Although we could not visit the Museum due to paucity of time, but I strongly recommend the National Museum of Bhutan housed in a Ta Dzong (7 storied watchtower fortress).
It is possible to walk from one end of Paro town to another within 10 minutes – how cute is that?
Road Closed temporarily – Flight landing
Himalayan cliffs surround the Paro International Airport on all sides .Thus all flights have to ascend steeply once they take off. We also noticed a queer thing. There are roads on both side of the airport, we had used the narrow road on the East side of the runway the previous evening. Today, a sign hung at the road – Road Closed temporarily – Flight landing!
Chele La is the highest motorable pass in Bhutan at an altitude of 3988 meters providing access to the Haa valley. Bondey comes right after Paro, crossed the bridge on Paro Chu to the right and then started our ascent to the Chele La pass, a distance of about 34 kms on a well maintained mountain road .The mountain roads in Bhutan are maintained by the Border Roads Organization of the Indian Army under Project Dantak. The road was covered with snow in many parts and offers many bird watching prospects.
This top of the pass offers a great view of the snow covered Mount Jhomalhari and Haa Valley across the pass.
The Chele La is a fantastic Bird Watching prospect for the Blood Pheasant, Kalij Pheasant and Himalayan Monal. We spotted and clicked the abundantly chirping Spotted Nutcrackers. Then as we were negotiating a hairpin bend, a group of six Kalij Pheasants decided to cross the road and offered us a splendid view.
Paro to Thimphu is roughly 51 kms . An impeccable well maintained two lane expressway connects this Himalayan mountainous stretch. Debarshi covered in about 55 minutes. We had also read that there is a Weekend Handicrafts Market in Thimphu which closes at 4 pm, hence the speeding.
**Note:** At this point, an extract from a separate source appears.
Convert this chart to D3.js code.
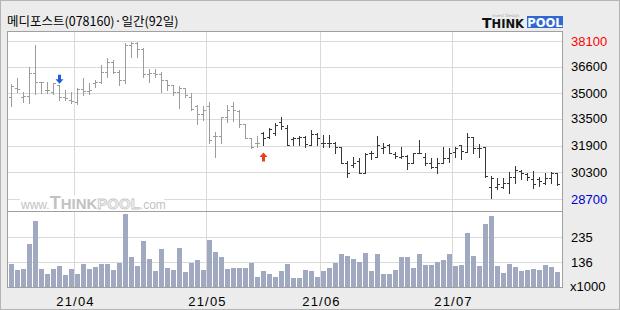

Thimphu is a superb clean spic and span city, the capital of Bhutan with very few High rises and NO Traffic Signals. Motorists are law abiding and use the designated Parking areas . There are no jay walking pedestrians. There was a youth festival complete with music and Graffiti in the Town Square.
The funny part is that the sought after weekend handicraft market is now neither only a weekend market , but open on all days nor does it does it close at 4 pm !
Peaceful Resort Thimphu
We stayed at the Peaceful Resort situated just outside Thimphu City Limits in the Upper Motithang Area. A kind soul (reminiscent of a similar experience in Phnom Penh) guided us to the resort. He took the efforts of driving all the way to the resort even though his home was in the opposite direction.
The view of the sunrise from the rooms are captivating and you can spot good avian life in the early mornings. The name is quite apt.